Sebagaimana firman Allah Swt:
“Dan sekali-kali Allah tidak akan pernah memberi jalan kepada orang-orang kafir untuk menguasai orang-orang mukmin.” (QS Al-Nisâ’: 141)
Ayat tersebut menjelaskan terkait larangan untuk membuka jalan bagi kafir menguasai kaum muslimin dalam bentuk apa pun. Ayat ini juga sekaligus menegaskan politik luar negeri Islam yang memposisikan akidah Islam sebagai landasan bagi ideologi negara.

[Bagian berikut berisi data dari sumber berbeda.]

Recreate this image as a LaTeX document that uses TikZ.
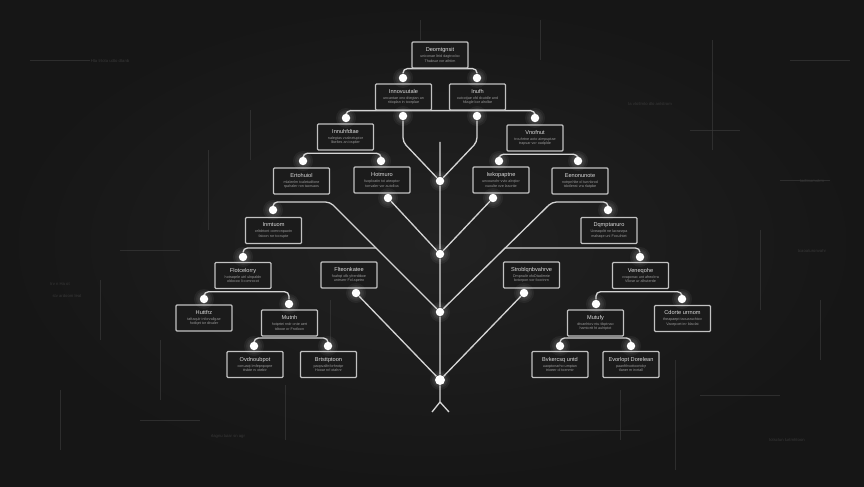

Maka, kaum muslim tidak boleh menggantungkan harapannya pada kaum kafir dan wajib memiliki kedaulatan penuh tanpa adanya dikte asing. Semestinya umat sadar dan tidak jebak dengan janji manis penguasa kapitalis yang menghembuskan angan-angan akan perdamaian bagi dunia Islam. Umat harus memiliki agenda tersendiri dalam rangka menandingi hegemoni barat yang telah meruntuhkan peradaban Islam. Sebab, masalah utama kaum muslim saat ini adalah tidak adanya visi dan misi dalam membangun kembali peradaban Islam dengan kekuatan politik global yang dapat mempersatukan kaum muslimin.

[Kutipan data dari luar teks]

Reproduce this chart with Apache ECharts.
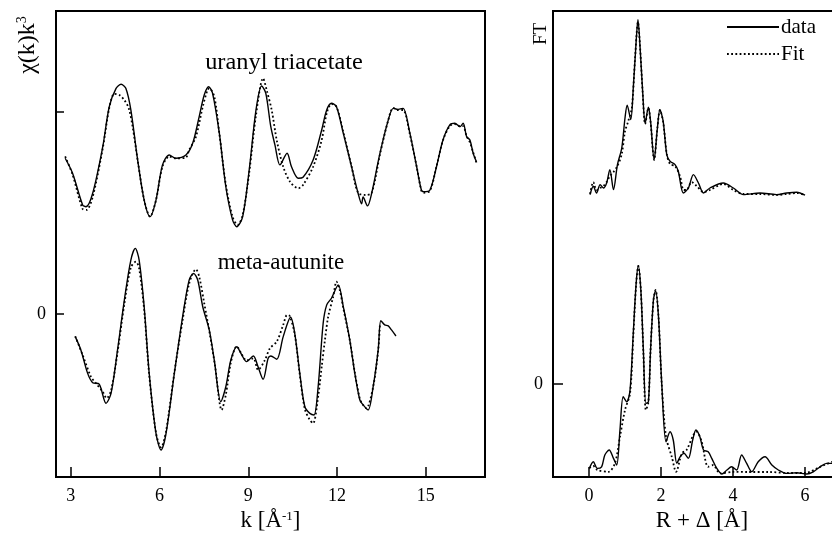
<!DOCTYPE html>
<html>
<head>
<meta charset="utf-8">
<script src="https://cdn.jsdelivr.net/npm/echarts@6/dist/echarts.min.js"></script>
<style>
  html, body { margin: 0; padding: 0; background: #fff; }
  #chart { width: 832px; height: 535px; }
</style>
</head>
<body>
<div id="chart"></div>
<script>
// ---------- EXAFS chi(k)k^3 : uranyl triacetate (k, value) ----------
const uranylData = [[2.81,7.71],[3.06,6.97],[3.40,5.40],[3.51,5.31],[3.74,5.98],[4.08,8.28],[4.30,10.26],[4.53,11.17],[4.70,11.37],[4.86,11.17],[5.03,10.10],[5.26,7.62],[5.48,5.64],[5.68,4.82],[5.88,5.64],[6.10,7.38],[6.33,7.87],[6.55,7.71],[6.89,7.87],[7.12,8.45],[7.34,9.77],[7.51,10.84],[7.66,11.25],[7.79,10.93],[8.02,8.95],[8.24,6.30],[8.47,4.65],[8.61,4.32],[8.81,4.82],[9.03,7.13],[9.26,10.10],[9.45,11.29],[9.59,10.93],[9.76,9.27],[9.90,8.37],[10.07,7.38],[10.31,7.96],[10.46,7.29],[10.69,6.72],[10.85,6.77],[11.19,7.62],[11.48,9.11],[11.65,10.10],[11.81,10.43],[11.98,10.26],[12.21,8.95],[12.49,7.29],[12.71,5.98],[12.83,5.45],[12.88,5.79],[13.03,5.35],[13.17,5.98],[13.45,7.96],[13.73,9.60],[13.90,10.18],[14.06,10.13],[14.23,10.18],[14.46,8.95],[14.69,7.29],[14.85,6.14],[14.93,6.05],[15.14,6.14],[15.36,7.29],[15.58,8.61],[15.81,9.36],[15.98,9.44],[16.15,9.27],[16.26,9.44],[16.38,8.78],[16.49,8.61],[16.60,7.96],[16.71,7.54]];
const uranylFit = [[2.81,7.8],[3.06,6.9],[3.40,5.2],[3.53,5.15],[3.74,5.8],[4.08,8.2],[4.30,10.2],[4.47,10.9],[4.64,10.84],[4.81,10.59],[4.96,10.18],[5.09,9.27],[5.26,7.62],[5.48,5.64],[5.68,4.82],[5.88,5.64],[6.10,7.3],[6.33,7.8],[6.55,7.7],[6.89,7.75],[7.00,8.12],[7.23,8.78],[7.46,10.26],[7.62,11.09],[7.68,11.17],[7.85,10.76],[8.02,8.95],[8.24,6.4],[8.47,4.8],[8.64,4.41],[8.81,4.9],[9.03,7.0],[9.26,9.85],[9.50,11.67],[9.62,11.09],[9.79,10.10],[9.96,8.61],[10.18,7.29],[10.41,6.55],[10.69,6.22],[10.85,6.39],[11.19,7.29],[11.48,8.61],[11.65,9.94],[11.81,10.40],[11.98,10.26],[12.21,9.0],[12.49,7.3],[12.71,6.0],[12.96,5.89],[13.17,6.0],[13.45,7.9],[13.73,9.6],[13.90,10.2],[14.06,10.1],[14.23,10.1],[14.46,8.9],[14.69,7.3],[14.85,6.1],[14.93,6.0],[15.14,6.1],[15.36,7.3],[15.58,8.6],[15.81,9.3],[15.98,9.4],[16.15,9.3],[16.26,9.3],[16.38,8.8],[16.49,8.5],[16.60,8.0],[16.71,7.5]];

// ---------- EXAFS chi(k)k^3 : meta-autunite (k, value) ----------
const autuniteData = [[3.15,-1.12],[3.34,-1.78],[3.57,-2.94],[3.74,-3.40],[3.96,-3.47],[4.19,-4.42],[4.36,-3.93],[4.58,-1.78],[4.81,0.69],[5.03,2.67],[5.18,3.25],[5.31,2.67],[5.48,0.36],[5.65,-2.94],[5.88,-5.91],[6.05,-6.73],[6.22,-5.91],[6.50,-2.94],[6.78,-0.13],[7.00,1.68],[7.15,2.01],[7.29,1.68],[7.46,0.36],[7.68,-0.79],[7.85,-2.28],[8.07,-4.34],[8.24,-3.60],[8.41,-2.28],[8.61,-1.62],[8.78,-2.03],[8.94,-2.36],[9.17,-2.08],[9.32,-2.57],[9.50,-3.23],[9.67,-2.19],[9.76,-2.08],[9.96,-2.24],[10.18,-1.12],[10.43,-0.16],[10.57,-0.96],[10.74,-2.94],[10.91,-4.59],[11.08,-4.92],[11.22,-5.00],[11.36,-3.60],[11.53,-0.46],[11.65,0.45],[11.81,0.78],[12.04,1.44],[12.21,0.36],[12.43,-1.29],[12.60,-2.94],[12.77,-4.26],[12.88,-4.50],[13.05,-4.75],[13.22,-3.60],[13.39,-1.78],[13.48,-0.33],[13.61,-0.54],[13.73,-0.59],[13.84,-0.79],[13.99,-1.09]];
const autuniteFit = [[3.15,-1.1],[3.40,-2.03],[3.68,-3.10],[3.85,-3.43],[4.08,-3.85],[4.21,-4.17],[4.36,-3.8],[4.58,-1.9],[4.81,0.5],[5.03,2.3],[5.20,2.59],[5.31,2.26],[5.48,0.2],[5.65,-3.0],[5.88,-5.9],[6.05,-6.6],[6.22,-5.8],[6.50,-2.9],[6.78,-0.3],[7.00,1.5],[7.23,2.21],[7.34,1.85],[7.51,0.53],[7.70,-1.0],[7.88,-2.61],[8.10,-4.75],[8.24,-4.0],[8.41,-2.4],[8.61,-1.6],[8.78,-2.0],[8.94,-2.3],[9.17,-2.2],[9.33,-2.77],[9.56,-2.28],[9.73,-1.70],[9.96,-1.37],[10.18,-0.54],[10.31,-0.05],[10.40,-0.1],[10.57,-1.0],[10.74,-3.0],[10.91,-4.7],[11.08,-5.25],[11.19,-5.41],[11.36,-4.09],[11.48,-2.61],[11.59,-1.29],[11.70,-0.13],[11.87,0.86],[11.98,1.60],[12.09,1.19],[12.21,0.3],[12.43,-1.3],[12.60,-2.9],[12.77,-4.2],[12.88,-4.5],[12.99,-4.67],[13.22,-3.6],[13.39,-1.8],[13.45,-0.46]];

// ---------- Fourier transform magnitude : uranyl triacetate (R+Δ, value) ----------
const ftUranylData = [[0.03,9.47],[0.12,9.89],[0.21,9.55],[0.31,9.97],[0.40,9.80],[0.49,10.05],[0.58,10.72],[0.68,9.72],[0.79,10.97],[0.91,11.80],[1.00,13.30],[1.06,13.94],[1.16,13.22],[1.23,14.80],[1.31,17.14],[1.36,18.22],[1.42,16.80],[1.49,14.64],[1.56,13.05],[1.65,13.84],[1.71,13.14],[1.81,11.22],[1.90,12.80],[1.97,13.72],[2.06,13.14],[2.16,11.47],[2.25,11.14],[2.39,10.97],[2.48,10.64],[2.62,9.55],[2.76,9.80],[2.90,10.47],[3.04,10.05],[3.18,9.55],[3.36,9.80],[3.73,10.05],[4.01,9.80],[4.29,9.47],[4.75,9.55],[5.21,9.47],[5.49,9.55],[5.77,9.59],[6.00,9.44]];
const ftUranylFit = [[0.03,9.5],[0.12,10.1],[0.21,9.7],[0.31,9.8],[0.40,9.9],[0.49,10.1],[0.58,10.4],[0.68,10.6],[0.79,10.9],[0.91,11.5],[1.00,12.63],[1.09,13.14],[1.19,13.80],[1.28,16.30],[1.36,18.1],[1.42,16.8],[1.49,14.6],[1.56,13.0],[1.65,13.8],[1.71,13.1],[1.81,11.2],[1.90,12.8],[1.97,13.7],[2.06,13.1],[2.16,11.5],[2.25,11.0],[2.39,10.9],[2.53,10.38],[2.62,9.72],[2.71,9.7],[2.85,10.1],[2.99,9.9],[3.18,9.6],[3.36,9.7],[3.73,10.0],[4.01,9.7],[4.29,9.5],[4.75,9.5],[5.21,9.45],[5.49,9.5],[5.77,9.55],[6.00,9.45]];

// ---------- Fourier transform magnitude : meta-autunite (R+Δ, value) ----------
const ftAutuniteData = [[0.01,-4.22],[0.12,-3.89],[0.23,-4.22],[0.35,-4.14],[0.44,-3.55],[0.56,-3.30],[0.68,-3.72],[0.77,-4.05],[0.86,-2.30],[0.95,-0.64],[1.05,-0.89],[1.14,-0.30],[1.23,2.54],[1.31,5.04],[1.37,5.90],[1.44,4.70],[1.51,1.70],[1.58,-0.97],[1.65,-0.89],[1.71,1.70],[1.79,4.20],[1.85,4.67],[1.93,3.37],[2.02,0.04],[2.14,-2.89],[2.25,-2.39],[2.34,-2.80],[2.44,-3.97],[2.53,-3.64],[2.64,-3.47],[2.76,-3.72],[2.88,-2.80],[2.97,-2.30],[3.08,-2.64],[3.18,-3.30],[3.31,-3.39],[3.41,-3.72],[3.55,-4.22],[3.69,-4.50],[3.83,-4.30],[3.96,-4.14],[4.10,-4.30],[4.24,-3.55],[4.38,-3.97],[4.52,-4.39],[4.70,-3.89],[4.89,-3.64],[5.08,-4.05],[5.26,-4.30],[5.49,-4.47],[5.77,-4.44],[6.05,-4.50],[6.23,-4.39],[6.42,-4.14],[6.60,-3.97],[6.75,-3.97]];
const ftAutuniteFit = [[0.01,-4.2],[0.12,-4.1],[0.23,-4.3],[0.54,-4.39],[0.72,-3.97],[0.86,-2.64],[1.00,-1.30],[1.14,-0.47],[1.23,2.4],[1.31,5.0],[1.37,5.9],[1.44,4.7],[1.51,1.6],[1.58,-1.30],[1.65,-0.9],[1.71,1.7],[1.79,4.2],[1.85,4.7],[1.93,3.4],[2.02,0.0],[2.14,-2.64],[2.30,-3.64],[2.42,-4.39],[2.58,-3.47],[2.71,-3.30],[2.90,-2.55],[2.99,-2.39],[3.13,-2.89],[3.31,-4.14],[3.45,-4.05],[3.64,-4.47],[4.01,-4.39],[4.40,-4.40],[5.00,-4.40],[5.50,-4.45],[6.00,-4.45],[6.42,-4.14],[6.75,-3.89]];

// ---------- ticks / labels ----------
const kTicks = [3, 6, 9, 12, 15];
const rTicks = [0, 2, 4, 6];
const chiTicks = [0, 10];
const chiLabels = [0];
const ftTicks = [0];
const ftLabels = [0];
const sampleNames = ['uranyl triacetate', 'meta-autunite'];
const legendNames = ['data', 'Fit'];

const FONT = 'Liberation Serif';
const chart = echarts.init(document.getElementById('chart'), null, { renderer: 'canvas' });

const solid = { color: '#000', width: 1.4 };
const dotted = { color: '#000', width: 1.8, type: [1.8, 2.4] };
function line(name, data, xi, style) {
  return { name, type: 'line', xAxisIndex: xi, yAxisIndex: xi, data,
    symbol: 'none', showSymbol: false, smooth: 0.3, lineStyle: style,
    itemStyle: { color: '#000' }, silent: true, z: style.type ? 3 : 2 };
}
const tickStyle = { show: true, inside: true, length: 10, lineStyle: { color: '#000', width: 1.5 } };
const labelStyle = { color: '#000', fontFamily: FONT, fontSize: 18 };
const noLine = { show: false, onZero: false };

chart.setOption({
  animation: false,
  backgroundColor: '#fff',
  grid: [
    { left: 56, top: 11, width: 429, height: 466, containLabel: false, outerBoundsMode: 'none',
      show: true, borderColor: '#000', borderWidth: 2, backgroundColor: 'transparent' },
    { left: 553, top: 11, width: 306, height: 466, containLabel: false, outerBoundsMode: 'none',
      show: true, borderColor: '#000', borderWidth: 2, backgroundColor: 'transparent' }
  ],
  xAxis: [
    { type: 'value', gridIndex: 0, min: 2.5, max: 17, position: 'bottom',
      axisLine: noLine, splitLine: { show: false },
      axisTick: Object.assign({ customValues: kTicks }, tickStyle),
      axisLabel: Object.assign({ customValues: kTicks, margin: 10 }, labelStyle),
      name: '{a|k [Å}{s|-1}{a|]}', nameLocation: 'middle', nameGap: 28,
      nameTextStyle: { rich: { a: { fontFamily: FONT, fontSize: 23, color: '#000' }, s: { fontFamily: FONT, fontSize: 13, color: '#000', padding: [0, 0, 10, 0] } } } },
    { type: 'value', gridIndex: 1, min: -1, max: 7.5, position: 'bottom',
      axisLine: noLine, splitLine: { show: false },
      axisTick: Object.assign({ customValues: rTicks }, tickStyle),
      axisLabel: Object.assign({ customValues: rTicks, margin: 10 }, labelStyle),
      name: 'R + Δ [Å]', nameLocation: 'middle', nameGap: 28,
      nameTextStyle: { fontFamily: FONT, fontSize: 23, color: '#000', padding: [0, 8, 0, 0] } }
  ],
  yAxis: [
    { type: 'value', gridIndex: 0, min: -8.07, max: 15.0, position: 'left',
      axisLine: noLine, splitLine: { show: false },
      axisTick: Object.assign({}, tickStyle, { customValues: chiTicks, length: 8 }),
      axisLabel: Object.assign({ customValues: chiLabels, margin: 10 }, labelStyle) },
    { type: 'value', gridIndex: 1, min: -4.65, max: 18.65, position: 'left',
      axisLine: noLine, splitLine: { show: false },
      axisTick: Object.assign({ customValues: ftTicks }, tickStyle),
      axisLabel: Object.assign({ customValues: ftLabels, margin: 10 }, labelStyle) }
  ],
  legend: {
    data: legendNames, orient: 'vertical', left: 726, top: 16, padding: 0,
    itemWidth: 52, itemHeight: 14, itemGap: 5, selectedMode: false,
    itemStyle: { opacity: 0 },
    textStyle: { fontFamily: FONT, fontSize: 21, color: '#000', lineHeight: 22, padding: [0, 0, 0, -3] }
  },
  graphic: [
    { type: 'text', x: 284, y: 63, scaleX: 1.06, style: { text: sampleNames[0], fontFamily: FONT, fontSize: 23, fill: '#000', align: 'center', verticalAlign: 'middle' } },
    { type: 'text', x: 281, y: 263, style: { text: sampleNames[1], fontFamily: FONT, fontSize: 23, fill: '#000', align: 'center', verticalAlign: 'middle' } },
    { type: 'text', x: 28, y: 45, rotation: Math.PI / 2,
      style: { text: '{a|χ(k)k}{s|3}', align: 'center', verticalAlign: 'middle',
        rich: { a: { fontFamily: FONT, fontSize: 24, fill: '#000', color: '#000' }, s: { fontFamily: FONT, fontSize: 14, color: '#000', padding: [0, 0, 11, 0] } } } },
    { type: 'text', x: 541, y: 34, rotation: Math.PI / 2,
      style: { text: 'FT', fontFamily: FONT, fontSize: 19, fill: '#000', align: 'center', verticalAlign: 'middle' } }
  ],
  series: [
    line('data', uranylData, 0, solid),
    line('Fit', uranylFit, 0, dotted),
    line('data', autuniteData, 0, solid),
    line('Fit', autuniteFit, 0, dotted),
    line('data', ftUranylData, 1, solid),
    line('Fit', ftUranylFit, 1, dotted),
    line('data', ftAutuniteData, 1, solid),
    line('Fit', ftAutuniteFit, 1, dotted)
  ]
});
</script>
</body>
</html>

Khilafah Harapan Baru Umat Islam
Perlu disadari bahwa keterpurukan dan penjajahan yang dialami umat muslim hari ini, disebabkan karena tidak adanya institusi yang menaungi umat Islam dalam menghadapi kekuatan hegemoni kapitalisme global. Institusi yang mempersatukan kekuatan kaum muslim serta membebaskan negeri muslim dari penjajahan AS dan sekutunya. Maka, saatnya umat menggantungkan harapan pada Institusi yang memiliki kedaulatan penuh dan mampu berdiri tegak sebagai negara adidaya tanpa mengharapkan belas kasih dari Barat. Harapan itu hanya ada pada Khilafah dan Islam.

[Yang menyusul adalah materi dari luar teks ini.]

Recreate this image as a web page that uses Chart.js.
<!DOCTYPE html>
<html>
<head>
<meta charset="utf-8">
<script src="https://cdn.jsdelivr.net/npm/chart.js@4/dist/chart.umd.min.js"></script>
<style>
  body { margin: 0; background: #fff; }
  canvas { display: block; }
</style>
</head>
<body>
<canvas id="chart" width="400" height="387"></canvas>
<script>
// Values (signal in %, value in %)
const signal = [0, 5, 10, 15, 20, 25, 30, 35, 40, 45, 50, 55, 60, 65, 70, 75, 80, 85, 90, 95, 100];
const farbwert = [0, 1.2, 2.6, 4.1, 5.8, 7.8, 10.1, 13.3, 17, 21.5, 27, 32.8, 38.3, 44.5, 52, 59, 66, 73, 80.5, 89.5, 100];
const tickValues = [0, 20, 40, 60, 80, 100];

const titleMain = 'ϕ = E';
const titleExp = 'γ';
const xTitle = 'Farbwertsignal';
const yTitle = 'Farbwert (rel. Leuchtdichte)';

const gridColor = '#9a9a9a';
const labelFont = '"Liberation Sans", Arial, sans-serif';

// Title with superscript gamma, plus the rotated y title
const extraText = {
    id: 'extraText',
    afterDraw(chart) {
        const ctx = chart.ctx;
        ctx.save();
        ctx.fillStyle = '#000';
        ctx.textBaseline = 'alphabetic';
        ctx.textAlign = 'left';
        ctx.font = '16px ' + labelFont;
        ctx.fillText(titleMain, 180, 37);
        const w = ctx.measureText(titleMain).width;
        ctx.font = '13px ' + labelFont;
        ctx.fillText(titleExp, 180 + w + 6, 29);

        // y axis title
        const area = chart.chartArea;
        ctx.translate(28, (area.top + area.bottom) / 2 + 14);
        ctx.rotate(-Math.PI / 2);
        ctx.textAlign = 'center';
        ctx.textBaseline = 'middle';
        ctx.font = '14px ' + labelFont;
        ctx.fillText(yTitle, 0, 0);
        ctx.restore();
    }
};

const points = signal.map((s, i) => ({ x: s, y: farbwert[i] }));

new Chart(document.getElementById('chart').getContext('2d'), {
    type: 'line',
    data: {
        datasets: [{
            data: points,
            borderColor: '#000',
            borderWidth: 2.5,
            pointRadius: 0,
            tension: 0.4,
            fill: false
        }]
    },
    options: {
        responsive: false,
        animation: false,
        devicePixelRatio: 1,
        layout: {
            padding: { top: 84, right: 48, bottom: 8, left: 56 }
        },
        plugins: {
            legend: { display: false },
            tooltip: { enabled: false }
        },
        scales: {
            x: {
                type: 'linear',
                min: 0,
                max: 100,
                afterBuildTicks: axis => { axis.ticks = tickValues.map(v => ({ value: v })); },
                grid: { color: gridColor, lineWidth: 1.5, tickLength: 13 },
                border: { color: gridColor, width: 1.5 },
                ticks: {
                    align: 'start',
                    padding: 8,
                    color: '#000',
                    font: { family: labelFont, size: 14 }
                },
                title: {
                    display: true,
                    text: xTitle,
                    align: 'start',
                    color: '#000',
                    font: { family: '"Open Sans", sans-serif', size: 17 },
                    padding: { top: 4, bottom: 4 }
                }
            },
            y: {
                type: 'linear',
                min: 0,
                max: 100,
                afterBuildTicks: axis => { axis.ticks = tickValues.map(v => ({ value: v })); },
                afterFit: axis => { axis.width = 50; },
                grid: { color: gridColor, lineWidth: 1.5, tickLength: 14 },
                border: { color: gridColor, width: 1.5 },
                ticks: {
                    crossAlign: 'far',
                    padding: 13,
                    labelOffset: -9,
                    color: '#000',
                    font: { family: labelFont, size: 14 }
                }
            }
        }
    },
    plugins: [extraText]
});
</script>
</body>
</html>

Dengan demikian, penegakan khilafah adalah agenda penting umat saat ini. Sebab, tanpa Khilfah umat muslim bagaikan anak ayam kehilangan induk yang mudah untuk diterkam dan dimangsa oleh hewan lain karena tidak memiliki pelindung yang dapat menjaga dirinya. Maka, umat membutuhkan pelindung yang dapat menjaga kehormatannya sekaligus melepaskannya dari berbagai kezaliman dan penindasan orang kafir. Sebagaimana pernah terjadi saat Islam menjadi adidaya dunia selama 13 abad melalui institusi Khilafah Islamiyyah.